_Source material_
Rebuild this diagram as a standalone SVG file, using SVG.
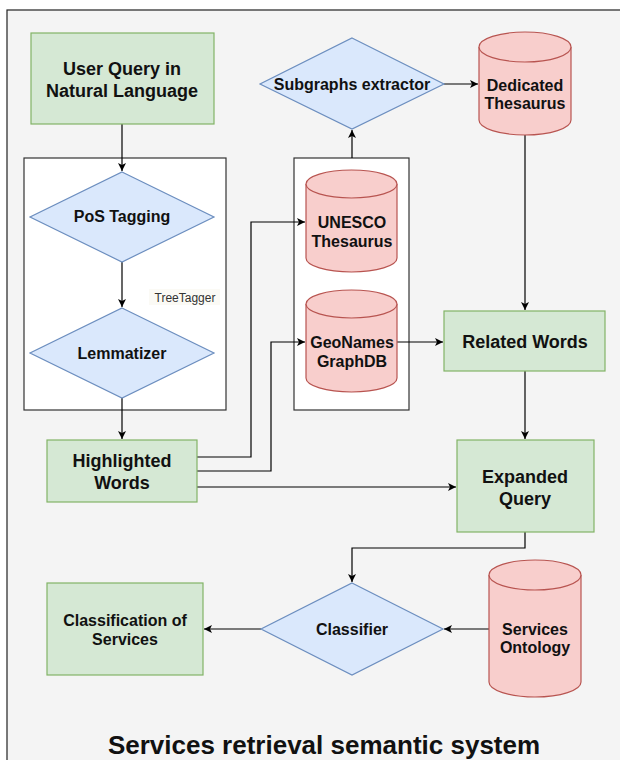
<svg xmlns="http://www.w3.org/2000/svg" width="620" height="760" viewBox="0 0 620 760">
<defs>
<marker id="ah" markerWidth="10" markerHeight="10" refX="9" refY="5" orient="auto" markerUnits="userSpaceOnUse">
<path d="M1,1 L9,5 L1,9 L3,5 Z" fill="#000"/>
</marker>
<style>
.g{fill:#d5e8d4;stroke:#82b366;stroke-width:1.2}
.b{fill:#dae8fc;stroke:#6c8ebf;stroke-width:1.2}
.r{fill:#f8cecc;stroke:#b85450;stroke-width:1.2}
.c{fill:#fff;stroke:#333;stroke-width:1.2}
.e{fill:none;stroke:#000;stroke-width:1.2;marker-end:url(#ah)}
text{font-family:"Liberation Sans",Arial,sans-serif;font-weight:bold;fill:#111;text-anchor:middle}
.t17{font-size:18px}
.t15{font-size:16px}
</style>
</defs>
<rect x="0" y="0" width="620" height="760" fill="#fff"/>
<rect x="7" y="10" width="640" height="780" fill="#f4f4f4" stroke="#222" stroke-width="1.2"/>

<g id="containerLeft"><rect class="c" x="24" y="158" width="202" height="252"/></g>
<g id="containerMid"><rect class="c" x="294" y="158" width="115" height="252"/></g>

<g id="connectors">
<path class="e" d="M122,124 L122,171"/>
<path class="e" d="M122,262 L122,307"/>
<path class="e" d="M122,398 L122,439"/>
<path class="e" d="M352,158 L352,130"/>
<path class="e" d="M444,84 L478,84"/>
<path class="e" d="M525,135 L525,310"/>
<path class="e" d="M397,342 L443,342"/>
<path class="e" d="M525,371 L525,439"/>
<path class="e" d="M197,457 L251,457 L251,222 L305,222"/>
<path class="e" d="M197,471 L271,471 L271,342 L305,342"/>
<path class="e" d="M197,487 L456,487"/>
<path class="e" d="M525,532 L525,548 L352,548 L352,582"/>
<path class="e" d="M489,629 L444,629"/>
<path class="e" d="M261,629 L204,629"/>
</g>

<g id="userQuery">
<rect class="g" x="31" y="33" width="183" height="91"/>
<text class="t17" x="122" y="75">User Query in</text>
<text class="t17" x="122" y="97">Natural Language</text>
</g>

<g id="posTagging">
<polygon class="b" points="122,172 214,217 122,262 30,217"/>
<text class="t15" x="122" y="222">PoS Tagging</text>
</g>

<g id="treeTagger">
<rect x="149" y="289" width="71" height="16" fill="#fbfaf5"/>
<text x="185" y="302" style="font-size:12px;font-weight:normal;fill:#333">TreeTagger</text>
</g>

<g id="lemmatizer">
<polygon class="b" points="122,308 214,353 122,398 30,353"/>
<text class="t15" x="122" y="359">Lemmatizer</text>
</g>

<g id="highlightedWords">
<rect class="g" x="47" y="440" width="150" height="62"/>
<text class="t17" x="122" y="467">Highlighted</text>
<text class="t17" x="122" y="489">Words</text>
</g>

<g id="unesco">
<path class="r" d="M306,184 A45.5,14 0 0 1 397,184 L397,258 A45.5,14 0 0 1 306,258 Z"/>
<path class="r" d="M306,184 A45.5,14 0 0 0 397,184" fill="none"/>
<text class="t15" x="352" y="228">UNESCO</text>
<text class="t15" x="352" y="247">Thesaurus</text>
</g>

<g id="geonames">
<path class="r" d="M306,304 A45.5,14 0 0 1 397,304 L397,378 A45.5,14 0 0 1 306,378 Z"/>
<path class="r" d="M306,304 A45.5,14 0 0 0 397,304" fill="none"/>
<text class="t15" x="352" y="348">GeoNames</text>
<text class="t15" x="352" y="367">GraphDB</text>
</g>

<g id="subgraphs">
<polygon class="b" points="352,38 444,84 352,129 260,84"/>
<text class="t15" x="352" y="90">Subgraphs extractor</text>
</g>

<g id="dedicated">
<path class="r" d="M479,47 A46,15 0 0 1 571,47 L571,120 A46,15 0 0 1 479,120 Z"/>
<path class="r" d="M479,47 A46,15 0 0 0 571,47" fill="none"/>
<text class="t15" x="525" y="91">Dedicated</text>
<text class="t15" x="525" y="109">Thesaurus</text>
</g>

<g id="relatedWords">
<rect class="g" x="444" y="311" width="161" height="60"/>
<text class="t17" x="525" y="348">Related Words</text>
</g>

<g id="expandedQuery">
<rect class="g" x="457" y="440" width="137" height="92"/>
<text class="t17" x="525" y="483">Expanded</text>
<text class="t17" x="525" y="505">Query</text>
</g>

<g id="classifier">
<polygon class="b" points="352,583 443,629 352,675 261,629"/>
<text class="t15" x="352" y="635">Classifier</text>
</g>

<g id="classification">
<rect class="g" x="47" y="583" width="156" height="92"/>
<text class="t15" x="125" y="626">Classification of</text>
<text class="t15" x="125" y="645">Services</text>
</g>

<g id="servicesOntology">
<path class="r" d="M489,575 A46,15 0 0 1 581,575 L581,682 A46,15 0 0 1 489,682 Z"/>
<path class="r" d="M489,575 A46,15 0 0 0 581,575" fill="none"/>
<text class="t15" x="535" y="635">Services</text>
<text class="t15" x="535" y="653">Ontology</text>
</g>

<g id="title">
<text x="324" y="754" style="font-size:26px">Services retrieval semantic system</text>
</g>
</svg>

_Task directions_
Copy out each line word for word, please, skipping the images.

_Answer to this problem_
Rebuild this diagram as a standalone SVG file, using SVG.
<svg xmlns="http://www.w3.org/2000/svg" width="620" height="760" viewBox="0 0 620 760">
<defs>
<marker id="ah" markerWidth="10" markerHeight="10" refX="9" refY="5" orient="auto" markerUnits="userSpaceOnUse">
<path d="M1,1 L9,5 L1,9 L3,5 Z" fill="#000"/>
</marker>
<style>
.g{fill:#d5e8d4;stroke:#82b366;stroke-width:1.2}
.b{fill:#dae8fc;stroke:#6c8ebf;stroke-width:1.2}
.r{fill:#f8cecc;stroke:#b85450;stroke-width:1.2}
.c{fill:#fff;stroke:#333;stroke-width:1.2}
.e{fill:none;stroke:#000;stroke-width:1.2;marker-end:url(#ah)}
text{font-family:"Liberation Sans",Arial,sans-serif;font-weight:bold;fill:#111;text-anchor:middle}
.t17{font-size:18px}
.t15{font-size:16px}
</style>
</defs>
<rect x="0" y="0" width="620" height="760" fill="#fff"/>
<rect x="7" y="10" width="640" height="780" fill="#f4f4f4" stroke="#222" stroke-width="1.2"/>

<g id="containerLeft"><rect class="c" x="24" y="158" width="202" height="252"/></g>
<g id="containerMid"><rect class="c" x="294" y="158" width="115" height="252"/></g>

<g id="connectors">
<path class="e" d="M122,124 L122,171"/>
<path class="e" d="M122,262 L122,307"/>
<path class="e" d="M122,398 L122,439"/>
<path class="e" d="M352,158 L352,130"/>
<path class="e" d="M444,84 L478,84"/>
<path class="e" d="M525,135 L525,310"/>
<path class="e" d="M397,342 L443,342"/>
<path class="e" d="M525,371 L525,439"/>
<path class="e" d="M197,457 L251,457 L251,222 L305,222"/>
<path class="e" d="M197,471 L271,471 L271,342 L305,342"/>
<path class="e" d="M197,487 L456,487"/>
<path class="e" d="M525,532 L525,548 L352,548 L352,582"/>
<path class="e" d="M489,629 L444,629"/>
<path class="e" d="M261,629 L204,629"/>
</g>

<g id="userQuery">
<rect class="g" x="31" y="33" width="183" height="91"/>
<text class="t17" x="122" y="75">User Query in</text>
<text class="t17" x="122" y="97">Natural Language</text>
</g>

<g id="posTagging">
<polygon class="b" points="122,172 214,217 122,262 30,217"/>
<text class="t15" x="122" y="222">PoS Tagging</text>
</g>

<g id="treeTagger">
<rect x="149" y="289" width="71" height="16" fill="#fbfaf5"/>
<text x="185" y="302" style="font-size:12px;font-weight:normal;fill:#333">TreeTagger</text>
</g>

<g id="lemmatizer">
<polygon class="b" points="122,308 214,353 122,398 30,353"/>
<text class="t15" x="122" y="359">Lemmatizer</text>
</g>

<g id="highlightedWords">
<rect class="g" x="47" y="440" width="150" height="62"/>
<text class="t17" x="122" y="467">Highlighted</text>
<text class="t17" x="122" y="489">Words</text>
</g>

<g id="unesco">
<path class="r" d="M306,184 A45.5,14 0 0 1 397,184 L397,258 A45.5,14 0 0 1 306,258 Z"/>
<path class="r" d="M306,184 A45.5,14 0 0 0 397,184" fill="none"/>
<text class="t15" x="352" y="228">UNESCO</text>
<text class="t15" x="352" y="247">Thesaurus</text>
</g>

<g id="geonames">
<path class="r" d="M306,304 A45.5,14 0 0 1 397,304 L397,378 A45.5,14 0 0 1 306,378 Z"/>
<path class="r" d="M306,304 A45.5,14 0 0 0 397,304" fill="none"/>
<text class="t15" x="352" y="348">GeoNames</text>
<text class="t15" x="352" y="367">GraphDB</text>
</g>

<g id="subgraphs">
<polygon class="b" points="352,38 444,84 352,129 260,84"/>
<text class="t15" x="352" y="90">Subgraphs extractor</text>
</g>

<g id="dedicated">
<path class="r" d="M479,47 A46,15 0 0 1 571,47 L571,120 A46,15 0 0 1 479,120 Z"/>
<path class="r" d="M479,47 A46,15 0 0 0 571,47" fill="none"/>
<text class="t15" x="525" y="91">Dedicated</text>
<text class="t15" x="525" y="109">Thesaurus</text>
</g>

<g id="relatedWords">
<rect class="g" x="444" y="311" width="161" height="60"/>
<text class="t17" x="525" y="348">Related Words</text>
</g>

<g id="expandedQuery">
<rect class="g" x="457" y="440" width="137" height="92"/>
<text class="t17" x="525" y="483">Expanded</text>
<text class="t17" x="525" y="505">Query</text>
</g>

<g id="classifier">
<polygon class="b" points="352,583 443,629 352,675 261,629"/>
<text class="t15" x="352" y="635">Classifier</text>
</g>

<g id="classification">
<rect class="g" x="47" y="583" width="156" height="92"/>
<text class="t15" x="125" y="626">Classification of</text>
<text class="t15" x="125" y="645">Services</text>
</g>

<g id="servicesOntology">
<path class="r" d="M489,575 A46,15 0 0 1 581,575 L581,682 A46,15 0 0 1 489,682 Z"/>
<path class="r" d="M489,575 A46,15 0 0 0 581,575" fill="none"/>
<text class="t15" x="535" y="635">Services</text>
<text class="t15" x="535" y="653">Ontology</text>
</g>

<g id="title">
<text x="324" y="754" style="font-size:26px">Services retrieval semantic system</text>
</g>
</svg>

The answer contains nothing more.